# START OF SOURCE DATA
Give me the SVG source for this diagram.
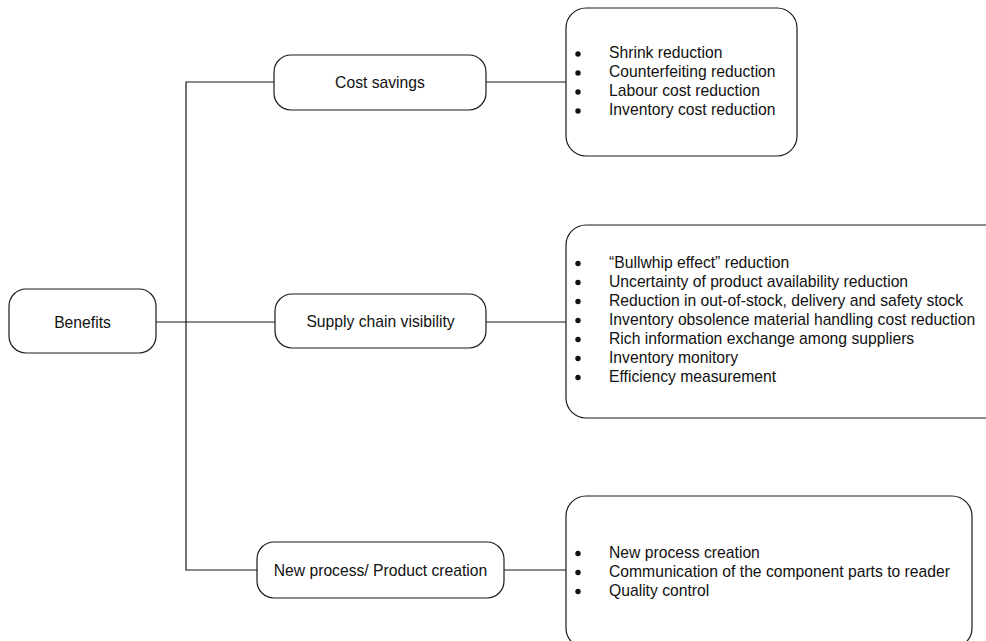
<svg xmlns="http://www.w3.org/2000/svg" width="986" height="641" viewBox="0 0 986 641">
  <style>
    .box { fill: #fff; stroke: #1a1a1a; stroke-width: 1.2; }
    .wire { fill: none; stroke: #1a1a1a; stroke-width: 1.2; }
    .lbl { font-family: "Liberation Sans", Arial, sans-serif; font-size: 15.7px; fill: #111; }
    .mid { text-anchor: middle; }
  </style>
  <rect width="986" height="641" fill="#fff"/>

  <!-- tree connectors -->
  <g id="connectors">
    <path class="wire" d="M156 322 H275"/>
    <path class="wire" d="M274 82 H186 V570 H257"/>
    <path class="wire" d="M486 82 H566"/>
    <path class="wire" d="M486 322 H566"/>
    <path class="wire" d="M504 570 H566"/>
  </g>

  <g id="benefits">
    <rect class="box" x="9" y="289" width="147" height="64" rx="17"/>
    <text class="lbl mid" x="82.5" y="327.5">Benefits</text>
  </g>

  <g id="cost-savings">
    <rect class="box" x="274" y="55" width="212" height="55" rx="17"/>
    <text class="lbl mid" x="380" y="87.5">Cost savings</text>
  </g>

  <g id="supply-chain">
    <rect class="box" x="275" y="294" width="211" height="54" rx="17"/>
    <text class="lbl mid" x="380.5" y="327">Supply chain visibility</text>
  </g>

  <g id="new-process">
    <rect class="box" x="257" y="542" width="247" height="56" rx="17"/>
    <text class="lbl mid" x="380.5" y="575.5">New process/ Product creation</text>
  </g>

  <g id="cost-details">
    <rect class="box" x="566" y="8" width="231" height="148" rx="20"/>
    <g class="lbl">
      <circle cx="578" cy="54" r="2.7"/><text x="609" y="58">Shrink reduction</text>
      <circle cx="578" cy="73" r="2.7"/><text x="609" y="77">Counterfeiting reduction</text>
      <circle cx="578" cy="92" r="2.7"/><text x="609" y="96">Labour cost reduction</text>
      <circle cx="578" cy="111" r="2.7"/><text x="609" y="115">Inventory cost reduction</text>
    </g>
  </g>

  <g id="supply-details">
    <rect class="box" x="566" y="225" width="440" height="193" rx="20"/>
    <g class="lbl">
      <circle cx="578" cy="263.5" r="2.7"/><text x="609" y="267.5">“Bullwhip effect” reduction</text>
      <circle cx="578" cy="282.5" r="2.7"/><text x="609" y="286.5">Uncertainty of product availability reduction</text>
      <circle cx="578" cy="301.5" r="2.7"/><text x="609" y="305.5">Reduction in out-of-stock, delivery and safety stock</text>
      <circle cx="578" cy="320.5" r="2.7"/><text x="609" y="324.5">Inventory obsolence material handling cost reduction</text>
      <circle cx="578" cy="339.5" r="2.7"/><text x="609" y="343.5">Rich information exchange among suppliers</text>
      <circle cx="578" cy="358.5" r="2.7"/><text x="609" y="362.5">Inventory monitory</text>
      <circle cx="578" cy="377.5" r="2.7"/><text x="609" y="381.5">Efficiency measurement</text>
    </g>
  </g>

  <g id="process-details">
    <rect class="box" x="566" y="496" width="406" height="152" rx="20"/>
    <g class="lbl">
      <circle cx="578" cy="553.5" r="2.7"/><text x="609" y="557.5">New process creation</text>
      <circle cx="578" cy="572.5" r="2.7"/><text x="609" y="576.5">Communication of the component parts to reader</text>
      <circle cx="578" cy="591.5" r="2.7"/><text x="609" y="595.5">Quality control</text>
    </g>
  </g>
</svg>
# END OF SOURCE DATA
**AIM:** All of the data needs repeating exactly, but the pictures do not.

**RESULT BELOW:**
Give me the SVG source for this diagram.
<svg xmlns="http://www.w3.org/2000/svg" width="986" height="641" viewBox="0 0 986 641">
  <style>
    .box { fill: #fff; stroke: #1a1a1a; stroke-width: 1.2; }
    .wire { fill: none; stroke: #1a1a1a; stroke-width: 1.2; }
    .lbl { font-family: "Liberation Sans", Arial, sans-serif; font-size: 15.7px; fill: #111; }
    .mid { text-anchor: middle; }
  </style>
  <rect width="986" height="641" fill="#fff"/>

  <!-- tree connectors -->
  <g id="connectors">
    <path class="wire" d="M156 322 H275"/>
    <path class="wire" d="M274 82 H186 V570 H257"/>
    <path class="wire" d="M486 82 H566"/>
    <path class="wire" d="M486 322 H566"/>
    <path class="wire" d="M504 570 H566"/>
  </g>

  <g id="benefits">
    <rect class="box" x="9" y="289" width="147" height="64" rx="17"/>
    <text class="lbl mid" x="82.5" y="327.5">Benefits</text>
  </g>

  <g id="cost-savings">
    <rect class="box" x="274" y="55" width="212" height="55" rx="17"/>
    <text class="lbl mid" x="380" y="87.5">Cost savings</text>
  </g>

  <g id="supply-chain">
    <rect class="box" x="275" y="294" width="211" height="54" rx="17"/>
    <text class="lbl mid" x="380.5" y="327">Supply chain visibility</text>
  </g>

  <g id="new-process">
    <rect class="box" x="257" y="542" width="247" height="56" rx="17"/>
    <text class="lbl mid" x="380.5" y="575.5">New process/ Product creation</text>
  </g>

  <g id="cost-details">
    <rect class="box" x="566" y="8" width="231" height="148" rx="20"/>
    <g class="lbl">
      <circle cx="578" cy="54" r="2.7"/><text x="609" y="58">Shrink reduction</text>
      <circle cx="578" cy="73" r="2.7"/><text x="609" y="77">Counterfeiting reduction</text>
      <circle cx="578" cy="92" r="2.7"/><text x="609" y="96">Labour cost reduction</text>
      <circle cx="578" cy="111" r="2.7"/><text x="609" y="115">Inventory cost reduction</text>
    </g>
  </g>

  <g id="supply-details">
    <rect class="box" x="566" y="225" width="440" height="193" rx="20"/>
    <g class="lbl">
      <circle cx="578" cy="263.5" r="2.7"/><text x="609" y="267.5">“Bullwhip effect” reduction</text>
      <circle cx="578" cy="282.5" r="2.7"/><text x="609" y="286.5">Uncertainty of product availability reduction</text>
      <circle cx="578" cy="301.5" r="2.7"/><text x="609" y="305.5">Reduction in out-of-stock, delivery and safety stock</text>
      <circle cx="578" cy="320.5" r="2.7"/><text x="609" y="324.5">Inventory obsolence material handling cost reduction</text>
      <circle cx="578" cy="339.5" r="2.7"/><text x="609" y="343.5">Rich information exchange among suppliers</text>
      <circle cx="578" cy="358.5" r="2.7"/><text x="609" y="362.5">Inventory monitory</text>
      <circle cx="578" cy="377.5" r="2.7"/><text x="609" y="381.5">Efficiency measurement</text>
    </g>
  </g>

  <g id="process-details">
    <rect class="box" x="566" y="496" width="406" height="152" rx="20"/>
    <g class="lbl">
      <circle cx="578" cy="553.5" r="2.7"/><text x="609" y="557.5">New process creation</text>
      <circle cx="578" cy="572.5" r="2.7"/><text x="609" y="576.5">Communication of the component parts to reader</text>
      <circle cx="578" cy="591.5" r="2.7"/><text x="609" y="595.5">Quality control</text>
    </g>
  </g>
</svg>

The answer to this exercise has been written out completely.